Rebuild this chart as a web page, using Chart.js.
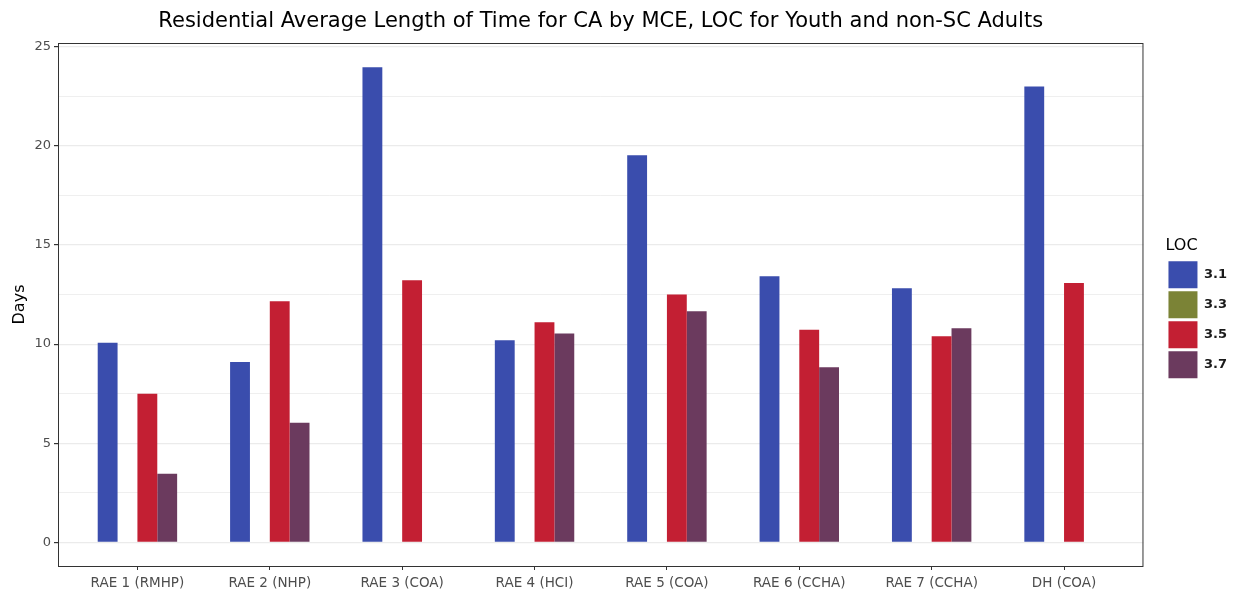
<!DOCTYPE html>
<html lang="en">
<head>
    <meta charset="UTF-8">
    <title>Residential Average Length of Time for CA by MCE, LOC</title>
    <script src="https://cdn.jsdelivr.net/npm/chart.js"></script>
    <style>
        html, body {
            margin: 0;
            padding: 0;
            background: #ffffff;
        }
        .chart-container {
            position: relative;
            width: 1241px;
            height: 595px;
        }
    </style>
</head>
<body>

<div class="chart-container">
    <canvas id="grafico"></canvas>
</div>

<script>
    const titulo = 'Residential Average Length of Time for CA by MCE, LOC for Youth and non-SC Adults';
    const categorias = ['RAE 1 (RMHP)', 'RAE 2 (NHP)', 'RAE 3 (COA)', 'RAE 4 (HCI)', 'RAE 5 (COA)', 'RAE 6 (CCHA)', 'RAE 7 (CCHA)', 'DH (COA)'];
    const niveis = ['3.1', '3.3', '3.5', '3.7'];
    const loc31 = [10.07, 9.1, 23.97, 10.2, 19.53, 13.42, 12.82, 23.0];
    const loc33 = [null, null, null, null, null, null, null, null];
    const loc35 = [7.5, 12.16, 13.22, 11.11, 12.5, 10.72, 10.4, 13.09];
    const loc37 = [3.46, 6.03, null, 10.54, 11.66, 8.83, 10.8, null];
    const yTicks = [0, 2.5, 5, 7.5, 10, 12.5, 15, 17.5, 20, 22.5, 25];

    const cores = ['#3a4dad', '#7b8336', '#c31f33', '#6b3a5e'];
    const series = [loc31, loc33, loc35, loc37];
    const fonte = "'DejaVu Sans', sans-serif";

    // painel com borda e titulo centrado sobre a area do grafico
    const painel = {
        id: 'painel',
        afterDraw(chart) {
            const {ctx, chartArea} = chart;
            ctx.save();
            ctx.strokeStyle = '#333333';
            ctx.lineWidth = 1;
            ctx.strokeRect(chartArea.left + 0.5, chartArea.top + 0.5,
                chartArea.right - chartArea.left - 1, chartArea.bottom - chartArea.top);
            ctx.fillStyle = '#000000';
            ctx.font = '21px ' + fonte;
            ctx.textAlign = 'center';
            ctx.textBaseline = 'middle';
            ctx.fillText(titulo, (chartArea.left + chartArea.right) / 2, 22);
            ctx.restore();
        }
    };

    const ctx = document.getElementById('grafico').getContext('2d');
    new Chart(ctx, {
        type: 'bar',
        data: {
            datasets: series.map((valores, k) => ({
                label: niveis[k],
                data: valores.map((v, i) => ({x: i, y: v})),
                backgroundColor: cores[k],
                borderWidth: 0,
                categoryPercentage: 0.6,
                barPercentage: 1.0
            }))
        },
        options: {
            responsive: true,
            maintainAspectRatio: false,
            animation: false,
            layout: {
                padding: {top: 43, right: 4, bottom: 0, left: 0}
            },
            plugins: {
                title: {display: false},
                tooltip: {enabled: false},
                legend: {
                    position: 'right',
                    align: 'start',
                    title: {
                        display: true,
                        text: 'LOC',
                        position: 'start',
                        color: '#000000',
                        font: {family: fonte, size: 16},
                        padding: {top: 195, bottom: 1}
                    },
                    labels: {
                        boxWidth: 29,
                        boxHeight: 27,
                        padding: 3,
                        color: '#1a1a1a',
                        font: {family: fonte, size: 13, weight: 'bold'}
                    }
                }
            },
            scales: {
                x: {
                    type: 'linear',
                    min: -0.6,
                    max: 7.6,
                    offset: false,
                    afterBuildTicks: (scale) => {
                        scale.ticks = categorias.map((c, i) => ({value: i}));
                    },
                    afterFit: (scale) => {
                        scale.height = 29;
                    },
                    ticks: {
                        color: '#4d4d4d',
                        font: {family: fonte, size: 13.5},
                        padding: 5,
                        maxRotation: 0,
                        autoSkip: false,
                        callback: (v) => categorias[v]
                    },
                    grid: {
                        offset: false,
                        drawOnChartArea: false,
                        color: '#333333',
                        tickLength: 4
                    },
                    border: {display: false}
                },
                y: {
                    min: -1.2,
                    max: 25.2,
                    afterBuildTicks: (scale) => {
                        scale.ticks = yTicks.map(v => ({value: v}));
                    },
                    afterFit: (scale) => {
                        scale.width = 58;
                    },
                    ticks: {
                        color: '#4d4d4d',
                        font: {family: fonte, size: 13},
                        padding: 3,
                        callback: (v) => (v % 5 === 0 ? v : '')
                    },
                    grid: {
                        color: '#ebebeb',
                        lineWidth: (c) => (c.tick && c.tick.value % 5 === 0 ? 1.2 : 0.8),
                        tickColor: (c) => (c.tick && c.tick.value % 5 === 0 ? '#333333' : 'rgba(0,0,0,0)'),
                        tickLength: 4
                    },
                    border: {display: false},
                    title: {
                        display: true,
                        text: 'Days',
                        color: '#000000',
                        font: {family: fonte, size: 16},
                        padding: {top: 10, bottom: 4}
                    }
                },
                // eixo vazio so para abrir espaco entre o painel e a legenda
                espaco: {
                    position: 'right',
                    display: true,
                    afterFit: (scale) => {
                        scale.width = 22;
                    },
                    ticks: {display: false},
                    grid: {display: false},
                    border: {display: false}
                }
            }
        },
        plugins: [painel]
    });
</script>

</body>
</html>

########################################

■ **OBJECTIVE**
Without including any picture, repeat the data exactly.

■ **RESPONSE TO THIS TASK**
Rebuild this chart as a web page, using Chart.js.
<!DOCTYPE html>
<html lang="en">
<head>
    <meta charset="UTF-8">
    <title>Residential Average Length of Time for CA by MCE, LOC</title>
    <script src="https://cdn.jsdelivr.net/npm/chart.js"></script>
    <style>
        html, body {
            margin: 0;
            padding: 0;
            background: #ffffff;
        }
        .chart-container {
            position: relative;
            width: 1241px;
            height: 595px;
        }
    </style>
</head>
<body>

<div class="chart-container">
    <canvas id="grafico"></canvas>
</div>

<script>
    const titulo = 'Residential Average Length of Time for CA by MCE, LOC for Youth and non-SC Adults';
    const categorias = ['RAE 1 (RMHP)', 'RAE 2 (NHP)', 'RAE 3 (COA)', 'RAE 4 (HCI)', 'RAE 5 (COA)', 'RAE 6 (CCHA)', 'RAE 7 (CCHA)', 'DH (COA)'];
    const niveis = ['3.1', '3.3', '3.5', '3.7'];
    const loc31 = [10.07, 9.1, 23.97, 10.2, 19.53, 13.42, 12.82, 23.0];
    const loc33 = [null, null, null, null, null, null, null, null];
    const loc35 = [7.5, 12.16, 13.22, 11.11, 12.5, 10.72, 10.4, 13.09];
    const loc37 = [3.46, 6.03, null, 10.54, 11.66, 8.83, 10.8, null];
    const yTicks = [0, 2.5, 5, 7.5, 10, 12.5, 15, 17.5, 20, 22.5, 25];

    const cores = ['#3a4dad', '#7b8336', '#c31f33', '#6b3a5e'];
    const series = [loc31, loc33, loc35, loc37];
    const fonte = "'DejaVu Sans', sans-serif";

    // painel com borda e titulo centrado sobre a area do grafico
    const painel = {
        id: 'painel',
        afterDraw(chart) {
            const {ctx, chartArea} = chart;
            ctx.save();
            ctx.strokeStyle = '#333333';
            ctx.lineWidth = 1;
            ctx.strokeRect(chartArea.left + 0.5, chartArea.top + 0.5,
                chartArea.right - chartArea.left - 1, chartArea.bottom - chartArea.top);
            ctx.fillStyle = '#000000';
            ctx.font = '21px ' + fonte;
            ctx.textAlign = 'center';
            ctx.textBaseline = 'middle';
            ctx.fillText(titulo, (chartArea.left + chartArea.right) / 2, 22);
            ctx.restore();
        }
    };

    const ctx = document.getElementById('grafico').getContext('2d');
    new Chart(ctx, {
        type: 'bar',
        data: {
            datasets: series.map((valores, k) => ({
                label: niveis[k],
                data: valores.map((v, i) => ({x: i, y: v})),
                backgroundColor: cores[k],
                borderWidth: 0,
                categoryPercentage: 0.6,
                barPercentage: 1.0
            }))
        },
        options: {
            responsive: true,
            maintainAspectRatio: false,
            animation: false,
            layout: {
                padding: {top: 43, right: 4, bottom: 0, left: 0}
            },
            plugins: {
                title: {display: false},
                tooltip: {enabled: false},
                legend: {
                    position: 'right',
                    align: 'start',
                    title: {
                        display: true,
                        text: 'LOC',
                        position: 'start',
                        color: '#000000',
                        font: {family: fonte, size: 16},
                        padding: {top: 195, bottom: 1}
                    },
                    labels: {
                        boxWidth: 29,
                        boxHeight: 27,
                        padding: 3,
                        color: '#1a1a1a',
                        font: {family: fonte, size: 13, weight: 'bold'}
                    }
                }
            },
            scales: {
                x: {
                    type: 'linear',
                    min: -0.6,
                    max: 7.6,
                    offset: false,
                    afterBuildTicks: (scale) => {
                        scale.ticks = categorias.map((c, i) => ({value: i}));
                    },
                    afterFit: (scale) => {
                        scale.height = 29;
                    },
                    ticks: {
                        color: '#4d4d4d',
                        font: {family: fonte, size: 13.5},
                        padding: 5,
                        maxRotation: 0,
                        autoSkip: false,
                        callback: (v) => categorias[v]
                    },
                    grid: {
                        offset: false,
                        drawOnChartArea: false,
                        color: '#333333',
                        tickLength: 4
                    },
                    border: {display: false}
                },
                y: {
                    min: -1.2,
                    max: 25.2,
                    afterBuildTicks: (scale) => {
                        scale.ticks = yTicks.map(v => ({value: v}));
                    },
                    afterFit: (scale) => {
                        scale.width = 58;
                    },
                    ticks: {
                        color: '#4d4d4d',
                        font: {family: fonte, size: 13},
                        padding: 3,
                        callback: (v) => (v % 5 === 0 ? v : '')
                    },
                    grid: {
                        color: '#ebebeb',
                        lineWidth: (c) => (c.tick && c.tick.value % 5 === 0 ? 1.2 : 0.8),
                        tickColor: (c) => (c.tick && c.tick.value % 5 === 0 ? '#333333' : 'rgba(0,0,0,0)'),
                        tickLength: 4
                    },
                    border: {display: false},
                    title: {
                        display: true,
                        text: 'Days',
                        color: '#000000',
                        font: {family: fonte, size: 16},
                        padding: {top: 10, bottom: 4}
                    }
                },
                // eixo vazio so para abrir espaco entre o painel e a legenda
                espaco: {
                    position: 'right',
                    display: true,
                    afterFit: (scale) => {
                        scale.width = 22;
                    },
                    ticks: {display: false},
                    grid: {display: false},
                    border: {display: false}
                }
            }
        },
        plugins: [painel]
    });
</script>

</body>
</html>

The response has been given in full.